De même, Dino Borgioli (Concertato finale I) mérite d’être connu pour son timbre « à la Gigli » : c’est-à-dire corsé, coloré mais sachant rester suave ! On note le suraigu-miaulement inutile final du soprano (M. Gentile ?).

Quelques hommages, encore…

Il faudrait encore rendre hommage à d’autres valeureux interprètes d’hier et d’aujourd’hui : Nicolai Gedda, qui pense, chante et interprète son air de telle façon qu’il déchaîne après son ombre de Cavatina un applaudissement passionné, chose ne se produisant jamais, car la première partie de son air est très brève ! Le grand ténor y met tant d’intensité, de passion et de sentiment, tout en restant elegantissimo… c’était là son secret !

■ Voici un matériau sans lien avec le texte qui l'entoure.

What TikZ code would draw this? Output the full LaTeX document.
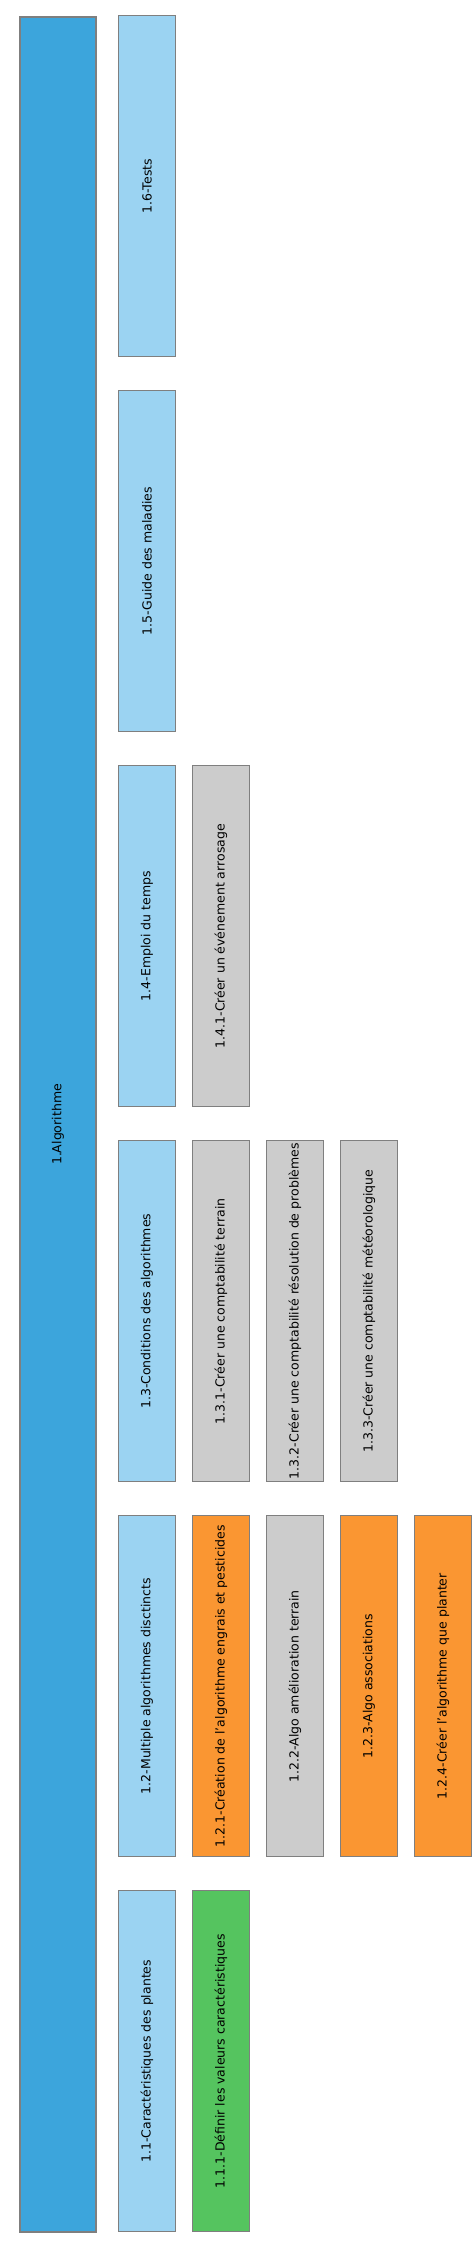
\documentclass[tikz,border=0pt]{standalone}
\usepackage{fontspec}
\setmainfont{DejaVu Sans}
\usetikzlibrary{positioning}
\definecolor{rootblue}{HTML}{3CA5DC}
\definecolor{phaseblue}{HTML}{9BD3F2}
\definecolor{taskgray}{HTML}{CCCCCC}
\definecolor{taskorange}{HTML}{FA9632}
\definecolor{taskgreen}{HTML}{55C45F}
\definecolor{edgegray}{HTML}{7F7F7F}
\tikzset{
  wbsbox/.style    = {rectangle, draw=edgegray, line width=1.2pt, rotate=90,
                      inner sep=1pt, font=\fontsize{12.5}{14}\selectfont,
                      minimum width=341pt, minimum height=56.5pt},
  rootbox/.style   = {wbsbox, fill=rootblue, minimum width=2215pt, minimum height=76pt},
  phasebox/.style  = {wbsbox, fill=phaseblue},
  graytask/.style  = {wbsbox, fill=taskgray},
  orangetask/.style= {wbsbox, fill=taskorange},
  greentask/.style = {wbsbox, fill=taskgreen},
}

\begin{document}
\begin{tikzpicture}[x=1pt,y=-1pt]
  \useasboundingbox (0,0) rectangle (474,2252);
  \node[rootbox] (algo) at (58,1124.5) {1.Algorithme};

  \node[phasebox] (p11) at (147,2061.2) {1.1-Caractéristiques des plantes};
  \node[phasebox] (p12) at (147,1686.2) {1.2-Multiple algorithmes disctincts};
  \node[phasebox] (p13) at (147,1311.2) {1.3-Conditions des algorithmes};
  \node[phasebox] (p14) at (147,936.2)  {1.4-Emploi du temps};
  \node[phasebox] (p15) at (147,561.2)  {1.5-Guide des maladies};
  \node[phasebox] (p16) at (147,186.2)  {1.6-Tests};

  \node[greentask]  (t111) at (221,2061.2) {1.1.1-Définir les valeurs caractéristiques};

  \node[orangetask] (t121) at (221,1686.2) {1.2.1-Création de l'algorithme engrais et pesticides};
  \node[graytask]   (t122) at (295,1686.2) {1.2.2-Algo amélioration terrain};
  \node[orangetask] (t123) at (369,1686.2) {1.2.3-Algo associations};
  \node[orangetask] (t124) at (443,1686.2) {1.2.4-Créer l'algorithme que planter};

  \node[graytask] (t131) at (221,1311.2) {1.3.1-Créer une comptabilité terrain};
  \node[graytask] (t132) at (295,1311.2) {1.3.2-Créer une comptabilité résolution de problèmes};
  \node[graytask] (t133) at (369,1311.2) {1.3.3-Créer une comptabilité météorologique};

  \node[graytask] (t141) at (221,936.2) {1.4.1-Créer un événement arrosage};
\end{tikzpicture}
\end{document}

Antonino Siragusa est un Elvino impressionnant au Teatro S. Carlo (mars 2001), par son timbre lumineux mais vaillant, clair mais claironnant ! Nuances réussies et appréciables, aigu non détimbrés ajoutent à la valeur de cette voix hors du commun, et qui avait déjà attiré notre attention en 1998, au Teatro Donizetti de Bergame, pour se tirer avec honneur et panache du difficile et délicat rôle de Fernando, dans Il Furioso all’isola di San Domingo de Gaetano Donizetti.

Jozef Kundlák, de son timbre clair mais robuste et chaleureux, rappelle Antonino Siragusa. Avec la direction souple et dramatique du chef Ondrej Lenárd, et l’honorable comte Rodolfo de Peter Mikulás, il constitue tout le prix de l’intégrale studio Opus de 1987, non exempte de coupures, hélas.